An interesting question, and one to which I do not have an answer, is whether one should look to invest in the products of investment management firms in jurisdictions that do not permit non-compete clauses. Said differently, should one tilt toward California-based firms, because they will always be more vital and self-renewing. After all, as we have seen in the fixed income area in particular, the talent can just go down in the elevator at night and not come back if they don’t think they are being treated fairly, or if they think the wrong things are being emphasized in the culture of the firm. Alternatively, there are firms in both Boston and Chicago which are having serious succession planning issues notwithstanding the ability to “protect” the franchise with non-compete clauses. As we watch for a number of fund shut-downs and personnel exits in coming months, it will be an interesting endeavor to piece through fact from fiction.
What to Do Now?
I am regularly asked, as recently as this week, by various individuals and entities, the question of where I would put funds/new moneys now in terms of investments. At this point, I have to confess that I really have no good ideas. Nothing looks undervalued. Bonds look quite overvalued. In terms of real estate, the idea that class A office properties are changing hands at capitalization rates of 4 times or less (income multiples of 25X or greater) is truly off the charts, driven by a desire for income without an appreciation of the risk attendant.
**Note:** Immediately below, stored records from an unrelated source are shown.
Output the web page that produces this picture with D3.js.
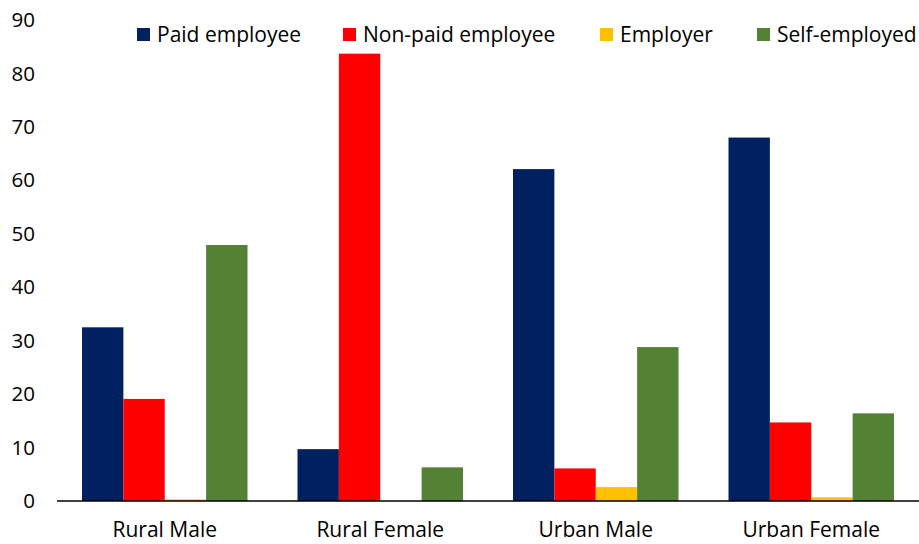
<!DOCTYPE html>
<html>
<head>
<meta charset="utf-8">
<script src="https://cdn.jsdelivr.net/npm/d3@7"></script>
<style>
  html, body { margin: 0; padding: 0; background: #fff; }
  svg { display: block; }
  text { font-family: "Open Sans", "Noto Sans", sans-serif; fill: #000; }
</style>
</head>
<body>
<svg id="chart" width="919" height="544"></svg>
<script>
const categories = ["Rural Male", "Rural Female", "Urban Male", "Urban Female"];
const seriesNames = ["Paid employee", "Non-paid employee", "Employer", "Self-employed"];
const paidEmployee = [32.5, 9.7, 62.1, 68.0];
const nonPaidEmployee = [19.1, 83.7, 6.1, 14.7];
const employer = [0.3, 0.0, 2.6, 0.7];
const selfEmployed = [47.9, 6.3, 28.8, 16.4];
const yTicks = [0, 10, 20, 30, 40, 50, 60, 70, 80, 90];
const colors = ["#002060", "#FF0000", "#FFC000", "#548235"];

const seriesValues = [paidEmployee, nonPaidEmployee, employer, selfEmployed];
const data = categories.map((c, i) => ({
  category: c,
  values: seriesNames.map((s, j) => ({ series: s, value: seriesValues[j][i] }))
}));

const svg = d3.select("#chart");
const margin = { left: 57, right: 0, top: 20, bottom: 43 };
const W = 919, H = 544;
const FS = 20.5;

const x0 = d3.scaleBand().domain(categories)
  .range([margin.left, W - margin.right]).paddingInner(0.232).paddingOuter(0.116);
const x1 = d3.scaleBand().domain(seriesNames).range([0, x0.bandwidth()]).padding(0);
const y = d3.scaleLinear().domain([0, 90]).range([H - margin.bottom, margin.top]);

// Bars
const g = svg.append("g");
g.selectAll("g.cat").data(data).join("g")
  .attr("class", "cat")
  .attr("transform", d => `translate(${x0(d.category)},0)`)
  .selectAll("rect").data(d => d.values).join("rect")
  .attr("x", d => x1(d.series))
  .attr("y", d => y(d.value))
  .attr("width", x1.bandwidth())
  .attr("height", d => y(0) - y(d.value))
  .attr("fill", (d, i) => colors[i]);

// Y axis labels
const yAxis = d3.axisLeft(y).tickValues(yTicks).tickSize(0).tickPadding(0);
const ya = svg.append("g").attr("transform", `translate(35,0)`).call(yAxis);
ya.select(".domain").remove();
ya.selectAll("text").attr("font-size", FS).attr("font-family", "'Open Sans', sans-serif").attr("fill", "#000");

// X axis
const xAxis = d3.axisBottom(x0).tickSize(0).tickPadding(21);
const xa = svg.append("g").attr("transform", `translate(0,${y(0)})`).call(xAxis);
xa.select(".domain").remove();
xa.selectAll("text").attr("font-size", FS + 0.5).attr("font-family", "'Open Sans', sans-serif").attr("fill", "#000");
svg.append("line")
  .attr("x1", margin.left).attr("x2", W)
  .attr("y1", y(0)).attr("y2", y(0))
  .attr("stroke", "#000").attr("stroke-width", 1.5);

// Legend
const legendX = [137, 343, 600, 757];
const lg = svg.append("g").selectAll("g").data(seriesNames).join("g")
  .attr("transform", (d, i) => `translate(${legendX[i]},28)`);
lg.append("rect").attr("width", 13).attr("height", 13).attr("fill", (d, i) => colors[i]);
lg.append("text").attr("x", 20).attr("y", 6.5).attr("dy", "0.35em")
  .attr("font-size", FS + 0.5).text(d => d);
</script>
</body>
</html>
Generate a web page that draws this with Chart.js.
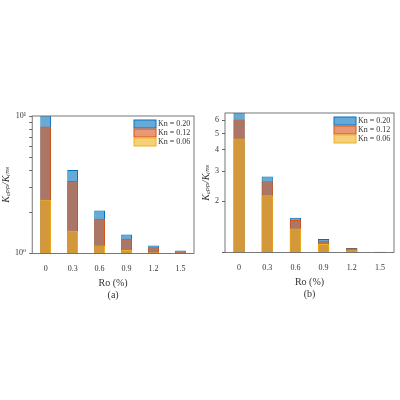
<!DOCTYPE html>
<html><head><meta charset="utf-8">
<script src="https://cdn.jsdelivr.net/npm/chart.js@4"></script>
<style>
body{margin:0;background:#fff;width:400px;height:400px;position:relative;overflow:hidden}
.box{position:absolute}
</style></head><body>
<div class="box" style="left:0;top:108px;width:200px;height:193px"><canvas id="ca"></canvas></div>
<div class="box" style="left:200px;top:105px;width:200px;height:195px"><canvas id="cb"></canvas></div>
<script>
const categories = ["0", "0.3", "0.6", "0.9", "1.2", "1.5"];
const seriesNames = ["Kn = 0.20", "Kn = 0.12", "Kn = 0.06"];
// panel (a)
const a_kn20 = [10.5, 4.05, 2.05, 1.37, 1.14, 1.05];
const a_kn12 = [8.4, 3.36, 1.79, 1.28, 1.11, 1.03];
const a_kn06 = [2.46, 1.46, 1.14, 1.06, 1.02, 1.01];
// panel (b)
const b_kn20 = [6.9, 2.79, 1.6, 1.2, 1.06, 1.01];
const b_kn12 = [6.05, 2.62, 1.55, 1.17, 1.057, 1.005];
const b_kn06 = [4.67, 2.17, 1.38, 1.12, 1.03, 1.0];
const a_ticks = [1,2,3,4,5,6,7,8,9,10];
const b_ticks = [1,2,3,4,5,6];

const font = "'Liberation Serif', 'DejaVu Serif', serif";
Chart.defaults.font.family = font;
Chart.defaults.color = "#333";

// frame around the plot + legend in the top right corner
const frame = {
  id: "frame",
  afterDraw(chart) {
    const { ctx, chartArea: a } = chart;
    ctx.save();
    ctx.strokeStyle = "#555";
    ctx.lineWidth = 0.8;
    ctx.strokeRect(a.left, a.top, a.right - a.left, a.bottom - a.top);
    ctx.font = "8px " + font;
    ctx.textBaseline = "middle";
    const x0 = a.right - 60, y0 = a.top + 8;
    chart.data.datasets.forEach((d, i) => {
      const y = y0 + i * 9;
      ctx.fillStyle = d.backgroundColor;
      ctx.fillRect(x0, y - 4, 22, 8);
      ctx.strokeStyle = d.borderColor;
      ctx.lineWidth = 1;
      ctx.strokeRect(x0, y - 4, 22, 8);
      ctx.fillStyle = "#333";
      ctx.fillText(d.label, x0 + 24, y);
    });
    ctx.restore();
  }
};

function ds(label, data, color, order) {
  return {
    label, data, order,
    backgroundColor: color + "99",
    borderColor: color,
    borderWidth: 1,
    barPercentage: 0.4,
    categoryPercentage: 1
  };
}

function makePanel(id, sets, max, ticks, labelFn, tag) {
  return new Chart(document.getElementById(id), {
    type: "bar",
    data: {
      labels: categories,
      datasets: [
        ds(seriesNames[0], sets[0], "#0072BD", 3),
        ds(seriesNames[1], sets[1], "#D95319", 2),
        ds(seriesNames[2], sets[2], "#EDB120", 1)
      ]
    },
    options: {
      animation: false,
      responsive: true,
      maintainAspectRatio: false,
      layout: { padding: { right: 6, top: 8 } },
      scales: {
        x: {
          stacked: true,
          grid: { display: false },
          border: { display: false },
          ticks: { color: "#333", font: { size: 8 } },
          title: { display: true, text: ["Ro (%)", "(" + tag + ")"], font: { size: 10 }, color: "#333", padding: 0 }
        },
        y: {
          type: "logarithmic",
          min: 1, max: max,
          afterBuildTicks: s => { s.ticks = ticks.map(v => ({ value: v })); },
          grid: { drawOnChartArea: false, tickLength: 3, color: "#666" },
          border: { display: false },
          ticks: { callback: labelFn, color: "#333", font: { size: 8 }, autoSkip: false },
          title: { display: true, text: "Kₐₚₚ/Kᵢₙₛ", font: { size: 10, style: "italic" }, color: "#333", padding: 0 }
        }
      },
      plugins: {
        legend: { display: false },
        tooltip: { enabled: false }
      }
    },
    plugins: [frame]
  });
}

makePanel("ca", [a_kn20, a_kn12, a_kn06], 10, a_ticks,
  v => v === 1 ? "10⁰" : v === 10 ? "10¹" : "", "a");
makePanel("cb", [b_kn20, b_kn12, b_kn06], 6.6, b_ticks,
  v => v === 1 ? "" : String(v), "b");
</script>
</body></html>
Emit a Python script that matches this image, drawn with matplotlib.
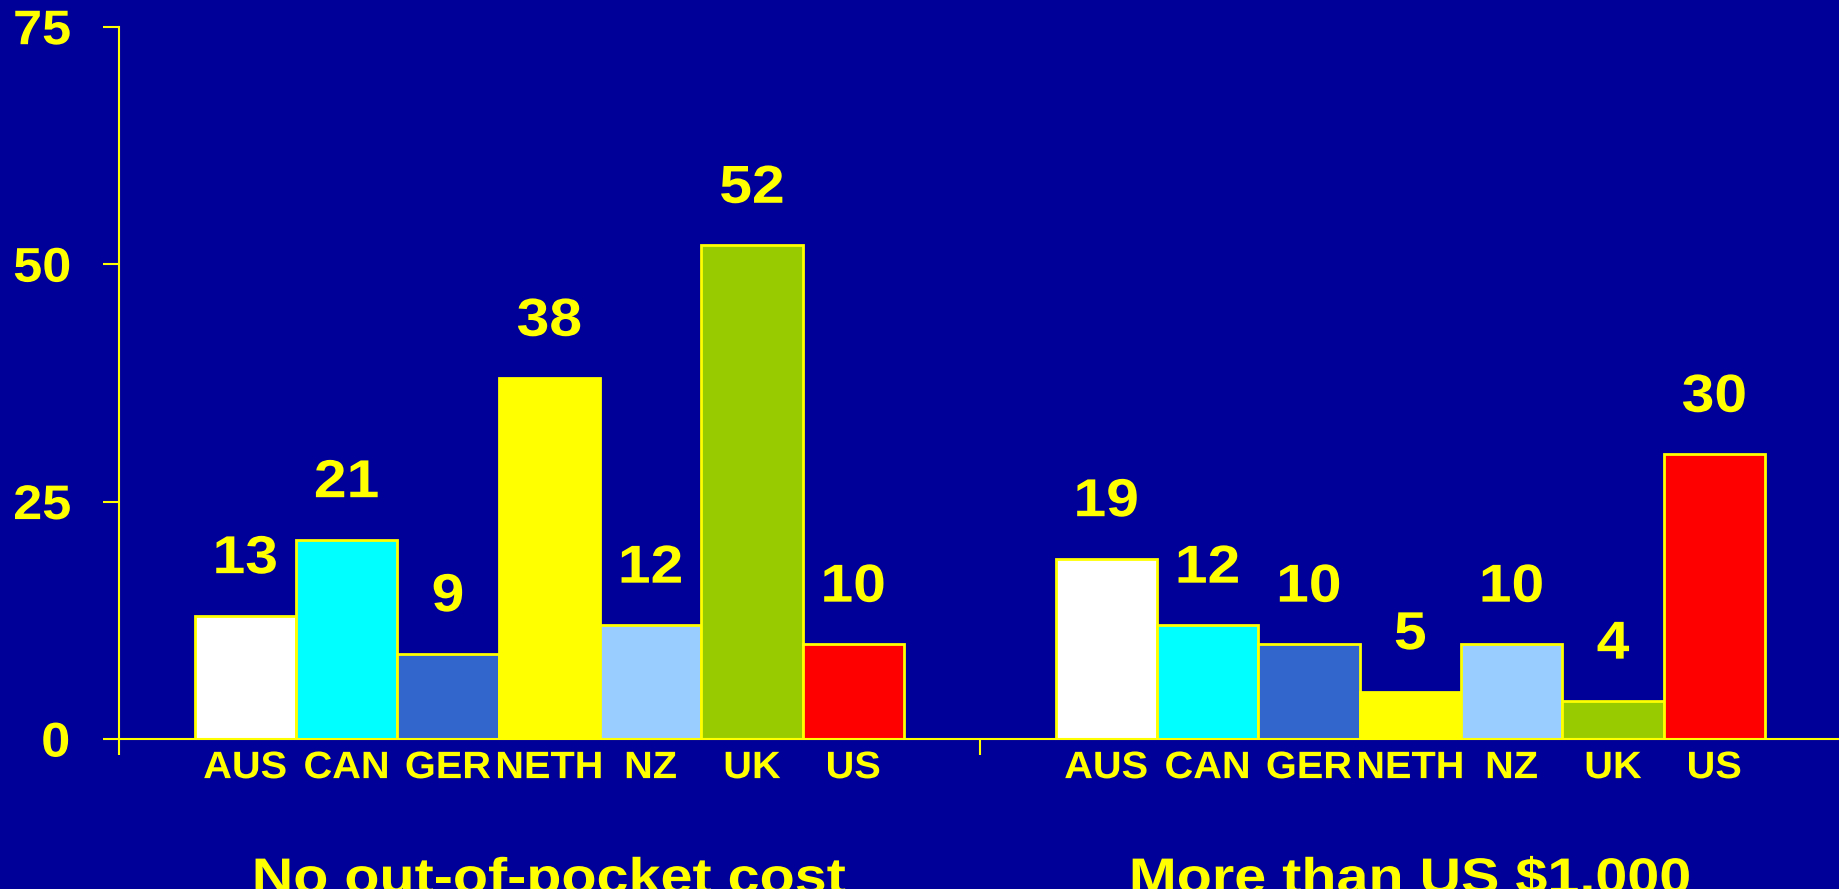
import matplotlib
matplotlib.use('Agg')
import matplotlib.pyplot as plt
from matplotlib.patheffects import AbstractPathEffect
from matplotlib.transforms import Affine2D

countries = ['AUS', 'CAN', 'GER', 'NETH', 'NZ', 'UK', 'US']
no_cost = [13, 21, 9, 38, 12, 52, 10]
over_1000 = [19, 12, 10, 5, 10, 4, 30]
groups = ['No out-of-pocket cost', 'More than US $1,000']
y_ticks = [0, 25, 50, 75]

BG = '#000099'
YELLOW = '#FFFF00'
bar_colors = ['#FFFFFF', '#00FFFF', '#3366CC', '#FFFF00', '#99CCFF', '#99CC00', '#FF0000']
BAR_W = 0.1177


class Widen(AbstractPathEffect):
    # slide lettering is a touch wide, scale glyph paths about their centre
    def __init__(self, sx=1.1):
        super().__init__()
        self.sx = sx

    def draw_path(self, renderer, gc, tpath, affine, rgbFace=None):
        ext = tpath.get_extents()
        cx = (ext.x0 + ext.x1) / 2
        widen = Affine2D().translate(-cx, 0).scale(self.sx, 1).translate(cx, 0)
        renderer.draw_path(gc, tpath, widen + affine, rgbFace)


plt.rcParams['font.family'] = ['Liberation Sans', 'DejaVu Sans']
plt.rcParams['font.weight'] = 'bold'

fig = plt.figure(figsize=(18.39, 8.89), dpi=100, facecolor=BG)
ax = fig.add_axes([118.8 / 1839, 150 / 889, 1722 / 1839, 712.3 / 889])
ax.set_facecolor(BG)

series = [no_cost, over_1000]
centers = []
for g, values in enumerate(series):
    for i, v in enumerate(values):
        x = g + 0.5 + (i - 3) * BAR_W
        centers.append(x)
        ax.bar(x, v, width=BAR_W, color=bar_colors[i], edgecolor=YELLOW,
               linewidth=2, zorder=1)
        ax.annotate(str(v), (x, v), xytext=(0, 30.5), textcoords='offset points',
                    ha='center', va='baseline', fontsize=38.5, color=YELLOW,
                    path_effects=[Widen(1.1)])

for g, title in enumerate(groups):
    ax.text(g + 0.5, -118 / 712.3, title, transform=ax.get_xaxis_transform(),
            ha='center', va='top', fontsize=36, color=YELLOW,
            path_effects=[Widen(1.15)], clip_on=False)

ax.set_xlim(0, 2)
ax.set_ylim(0, 75)

for side in ['top', 'right']:
    ax.spines[side].set_visible(False)
for side in ['left', 'bottom']:
    ax.spines[side].set_color(YELLOW)
    ax.spines[side].set_linewidth(1.5)

ax.set_yticks(y_ticks)
ax.tick_params(axis='y', direction='out', length=11.5, width=1.5, color=YELLOW,
               labelcolor=YELLOW, labelsize=35, pad=24.2)

ax.set_xticks([0, 1, 2])
ax.set_xticklabels([])
ax.set_xticks(centers, minor=True)
ax.set_xticklabels(countries * 2, minor=True)
ax.tick_params(axis='x', which='major', direction='out', length=11.5, width=1.5,
               color=YELLOW)
ax.tick_params(axis='x', which='minor', length=0, labelcolor=YELLOW,
               labelsize=27.5, pad=8)

for lab in ax.get_yticklabels():
    lab.set_path_effects([Widen(1.075)])
for lab in ax.get_xticklabels(minor=True):
    lab.set_path_effects([Widen(1.04)])

fig.savefig('out.png', dpi=100, facecolor=BG)
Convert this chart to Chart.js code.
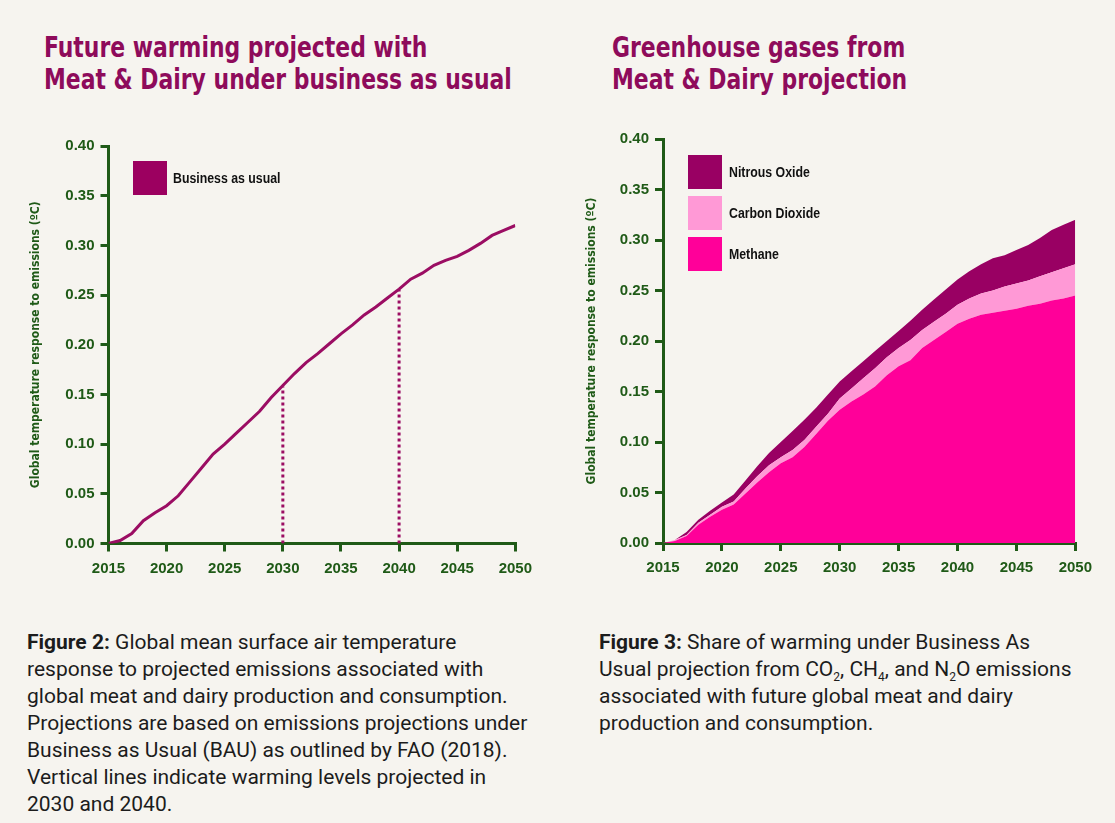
<!DOCTYPE html>
<html>
<head>
<meta charset="utf-8">
<script src="https://cdn.jsdelivr.net/npm/chart.js@4.4.1/dist/chart.umd.min.js"></script>
<style>
  body { margin: 0; background: #f6f4ef; }
  #page { position: relative; width: 1115px; height: 823px; overflow: hidden; background: #f6f4ef; }
  .title { position: absolute; font-family: "DejaVu Sans Condensed", "DejaVu Sans", sans-serif; font-weight: bold;
           font-size: 28px; line-height: 32px; color: #8e0b5b; white-space: nowrap;
           transform-origin: 0 0; transform: scaleX(0.87); }
  canvas { position: absolute; }
  .legend { position: absolute; font-family: "Liberation Sans", Arial, sans-serif; font-weight: bold; font-size: 14px; color: #111; }
  .legend .sw { position: absolute; width: 34px; height: 34px; }
  .legend .lb { position: absolute; white-space: nowrap; line-height: 16px; transform-origin: 0 50%; transform: scaleX(0.88); }
  .caption { position: absolute; font-family: Roboto, "Noto Sans", sans-serif; font-size: 21px; line-height: 27px; color: #1c1c1c; white-space: nowrap; }
  .caption b { font-weight: bold; }
  .caption sub { font-size: 12px; vertical-align: -5px; line-height: 0; }
</style>
</head>
<body>
<div id="page">
  <div class="title" style="left:44px; top:32px;">Future warming projected with<br>Meat &amp; Dairy under business as usual</div>
  <div class="title" style="left:612px; top:32px;">Greenhouse gases from<br>Meat &amp; Dairy projection</div>

  <canvas id="warmChart" width="540" height="470" style="left:0px; top:120px;"></canvas>
  <canvas id="gasChart" width="544" height="470" style="left:556px; top:120px;"></canvas>

  <div class="legend">
    <div class="sw" style="left:133px; top:161px; background:#9c0060;"></div>
    <div class="lb" style="left:173px; top:170px;">Business as usual</div>

    <div class="sw" style="left:688px; top:155px; background:#990063;"></div>
    <div class="lb" style="left:729px; top:164px;">Nitrous Oxide</div>
    <div class="sw" style="left:688px; top:196px; background:#ff99d6;"></div>
    <div class="lb" style="left:729px; top:205px;">Carbon Dioxide</div>
    <div class="sw" style="left:688px; top:237px; background:#ff0099;"></div>
    <div class="lb" style="left:729px; top:246px;">Methane</div>
  </div>

  <div class="caption" style="left:27px; top:629px;"><b>Figure 2:</b> Global mean surface air temperature<br>response to projected emissions associated with<br>global meat and dairy production and consumption.<br>Projections are based on emissions projections under<br>Business as Usual (BAU) as outlined by FAO (2018).<br>Vertical lines indicate warming levels projected in<br>2030 and 2040.</div>
  <div class="caption" style="left:599px; top:629px;"><b>Figure 3:</b> Share of warming under Business As<br>Usual projection from CO<sub>2</sub>, CH<sub>4</sub>, and N<sub>2</sub>O emissions<br>associated with future global meat and dairy<br>production and consumption.</div>
</div>

<script>
// years on the x axis
const years = [2015, 2016, 2017, 2018, 2019, 2020, 2021, 2022, 2023, 2024, 2025, 2026,
               2027, 2028, 2029, 2030, 2031, 2032, 2033, 2034, 2035, 2036, 2037, 2038,
               2039, 2040, 2041, 2042, 2043, 2044, 2045, 2046, 2047, 2048, 2049, 2050];

// Figure 2: business as usual warming (degC)
const bauWarming = [0, 0.003, 0.010, 0.023, 0.031, 0.038, 0.048, 0.062, 0.076, 0.090, 0.100, 0.111,
                    0.122, 0.133, 0.147, 0.159, 0.171, 0.182, 0.191, 0.201, 0.211, 0.220, 0.230, 0.238,
                    0.247, 0.256, 0.266, 0.272, 0.280, 0.285, 0.289, 0.295, 0.302, 0.310, 0.315, 0.320];

// vertical markers
const markerYears = [2030, 2040];
const markerLevels = [0.158, 0.255];

// Figure 3: stacked contributions (degC)
const methane = [0, 0.002, 0.007, 0.018, 0.026, 0.033, 0.038, 0.049, 0.060, 0.070, 0.079, 0.085,
                 0.095, 0.108, 0.121, 0.132, 0.140, 0.147, 0.155, 0.166, 0.175, 0.181, 0.193, 0.201,
                 0.209, 0.217, 0.222, 0.226, 0.228, 0.230, 0.232, 0.235, 0.237, 0.240, 0.242, 0.245];
const carbonDioxide = [0, 0.001, 0.001, 0.002, 0.002, 0.003, 0.003, 0.005, 0.006, 0.007, 0.006, 0.007,
                       0.007, 0.007, 0.007, 0.011, 0.013, 0.016, 0.018, 0.018, 0.018, 0.020, 0.018, 0.018,
                       0.018, 0.019, 0.020, 0.021, 0.022, 0.024, 0.025, 0.025, 0.027, 0.028, 0.030, 0.031];
const nitrousOxide = [0, 0, 0.003, 0.003, 0.004, 0.004, 0.007, 0.008, 0.010, 0.012, 0.015, 0.019,
                      0.020, 0.019, 0.019, 0.017, 0.017, 0.017, 0.017, 0.016, 0.017, 0.019, 0.020, 0.022,
                      0.024, 0.025, 0.027, 0.029, 0.032, 0.031, 0.033, 0.035, 0.038, 0.042, 0.043, 0.044];

const yTicks = ["0.00", "0.05", "0.10", "0.15", "0.20", "0.25", "0.30", "0.35", "0.40"];
const xTicks = ["2015", "2020", "2025", "2030", "2035", "2040", "2045", "2050"];
const yTitle = "Global temperature response to emissions (\u00baC)";

const GREEN = "#1f5a17";
const tickFont = { family: "'Liberation Sans', Arial, sans-serif", weight: "bold", size: 15 };

function pts(vals) {
  return years.map((yr, i) => ({ x: yr, y: vals[i] }));
}

function axes(yWidth, xHeight, stacked) {
  return {
    x: {
      type: "linear", min: 2015, max: 2050,
      afterFit: s => { s.height = xHeight; },
      afterBuildTicks: s => { s.ticks = xTicks.map(t => ({ value: Number(t) })); },
      ticks: { color: GREEN, font: tickFont, padding: 8, maxRotation: 0,
               callback: v => String(v) },
      grid: { drawOnChartArea: false, drawTicks: true, tickLength: 8, color: GREEN, lineWidth: 3 },
      border: { color: GREEN, width: 3 }
    },
    y: {
      min: 0, max: 0.4, stacked: stacked,
      afterFit: s => { s.width = yWidth; },
      afterBuildTicks: s => { s.ticks = yTicks.map(t => ({ value: Number(t) })); },
      ticks: { color: GREEN, font: tickFont, padding: 6,
               callback: v => v.toFixed(2) },
      grid: { drawOnChartArea: false, drawTicks: true, tickLength: 8, color: GREEN, lineWidth: 3 },
      border: { color: GREEN, width: 3 },
      title: { display: true, text: yTitle, color: GREEN,
               font: { family: "'DejaVu Sans Condensed', sans-serif", weight: "bold", size: 12 },
               padding: { top: 29, bottom: 0 } }
    }
  };
}

const common = {
  responsive: false,
  devicePixelRatio: 1,
  animation: false,
  plugins: { legend: { display: false }, tooltip: { enabled: false } },
  elements: { point: { radius: 0 }, line: { tension: 0 } }
};

new Chart(document.getElementById("warmChart"), {
  type: "line",
  data: {
    datasets: [
      { label: "Business as usual", data: pts(bauWarming), borderColor: "#9b0d63", borderWidth: 3, fill: false },
      { label: "2030", data: [{ x: markerYears[0], y: 0 }, { x: markerYears[0], y: markerLevels[0] }],
        borderColor: "#9b0d63", borderWidth: 3, borderDash: [3, 3], fill: false },
      { label: "2040", data: [{ x: markerYears[1], y: 0 }, { x: markerYears[1], y: markerLevels[1] }],
        borderColor: "#9b0d63", borderWidth: 3, borderDash: [3, 3], fill: false }
    ]
  },
  options: Object.assign({}, common, {
    layout: { padding: { left: 0, right: 23, top: 26, bottom: 0 } },
    scales: axes(108.5, 46.5, false)
  })
});

new Chart(document.getElementById("gasChart"), {
  type: "line",
  data: {
    datasets: [
      { label: "Methane", data: pts(methane), borderWidth: 0, borderColor: "#ff0099",
        backgroundColor: "#ff0099", fill: "origin" },
      { label: "Carbon Dioxide", data: pts(carbonDioxide), borderWidth: 0, borderColor: "#ff99d6",
        backgroundColor: "#ff99d6", fill: "-1" },
      { label: "Nitrous Oxide", data: pts(nitrousOxide), borderWidth: 0, borderColor: "#990063",
        backgroundColor: "#990063", fill: "-1" }
    ]
  },
  options: Object.assign({}, common, {
    layout: { padding: { left: 0, right: 23, top: 19, bottom: 0 } },
    scales: axes(107, 47, true)
  })
});
</script>
</body>
</html>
And that is before we think about change as represented by the Millennials. An experienced developer said to me today, an office for a Millennial is a cubicle with a chair and a place to plug in a headset (and not interact with others). Retail real estate is dying a slow, or perhaps not so slow, death. Equities as a class don’t look undervalued. While I feel that now is the time for active value managers to outshine and outperform the passive players, too many of them have compromised the discipline by investing based on metrics. Their analysts have gotten used to a form of pandering rather than looking for truly undervalued or misclassified situations, where the market inefficiencies still exist relative to the business value. My answer for the moment, which few will like, is that cash is the undervalued asset. It also has the lowest opportunity costs attached to it, since one year insured certificates of deposit are increasingly available in the marketplace yielding a 1% APR.